Pleurs, (Métaphys.) voyez Larmes. Les pleurs sont l’effet de toute violente émotion de l’ame, car on pleure d’admiration, de joie, de tristesse, &c. Les plus grands héros n’étoient point honteux chez les anciens de verser des larmes. Achille, Alexandre, Scipion, Annibal ont sçu pleurer. Comment les pleurs deshonoreroient-elles un grand homme, puisque la sensibilité dont elles procedent est une vertu ? Les larmes qu’Enée versa dans le mouvement de joie qu’il ressentit de voir l’honneur qu’on faisoit à sa patrie & aux braves guerriers qui l’avoient si courageusement défendue, étoient des larmes l’une ame bien née ; sunt lachrimæ rerum, dit Virgile, locution latine qui est d’une élégance admirable.

Pleurs de terre, (Architect. hydraul.) on appelle ainsi, dit Daviler, les eaux qu’on ramasse de diverses hauteurs à la campagne, par le moyen des puisards qu’on fait pour les découvrir, & des pierres glaisées dans le fond, avec goulotes de pierre pour les découvrir à un regard commun appellé réceptacle, où elles se purifient avant que d’entrer dans un aqueduc, &c.
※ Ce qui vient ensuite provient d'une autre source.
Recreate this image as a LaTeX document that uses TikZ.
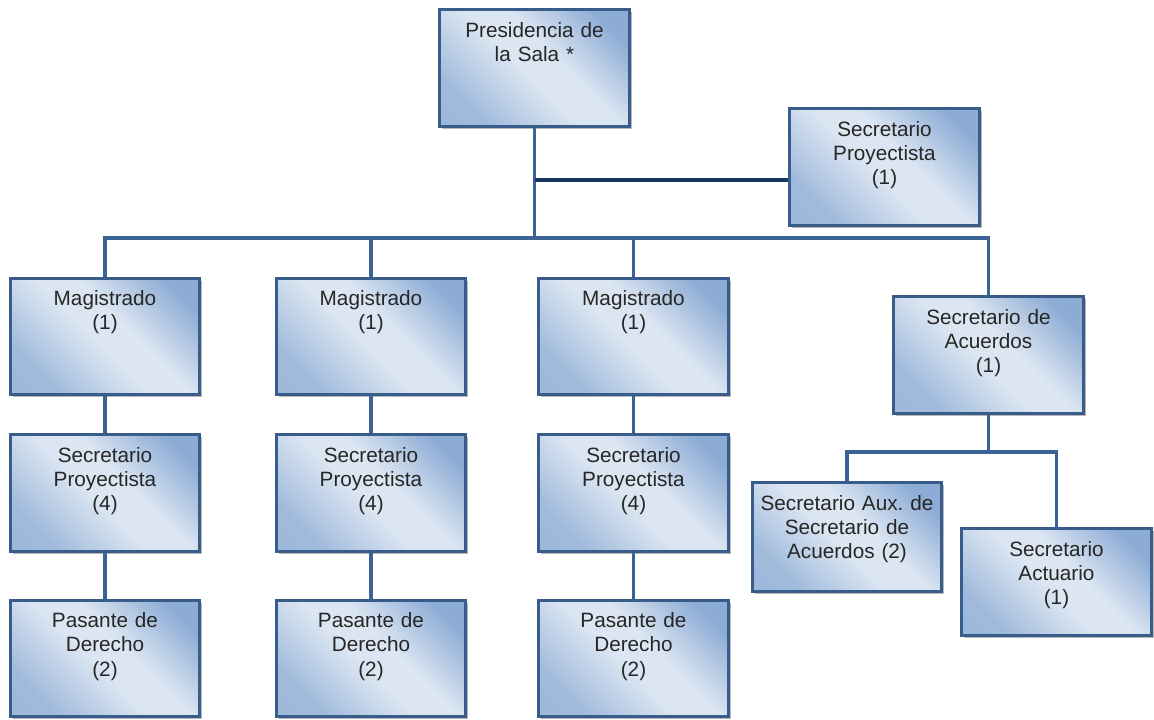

Dans l’usage ordinaire, on nomme pleurs de terre les eaux qui coulent & qui distillent entre les terres. (D. J.)

Pleurs, (Géog. mod.) dans la langue du pays Piuri, bourg d’Italie, au comté de Chiavenne, l’une des Grisons. Je ne parle de ce bourg que parce qu’il étoit magnifique, par de somptueux édifices qui l’embellissoient, lorsqu’en 1618, le 25 d’Août, la montagne voisine se détacha, & tombant sur ce bourg, l’abima au point qu’il n’en réchappa personne pour porter la nouvelle de cet affreux désastre. On dit qu’il y périt quinze cens ames, & de-là vint le nom qu’on lui donna tiré des pleurs que sa ruine fit répandre aux habitans des environs. (D. J.)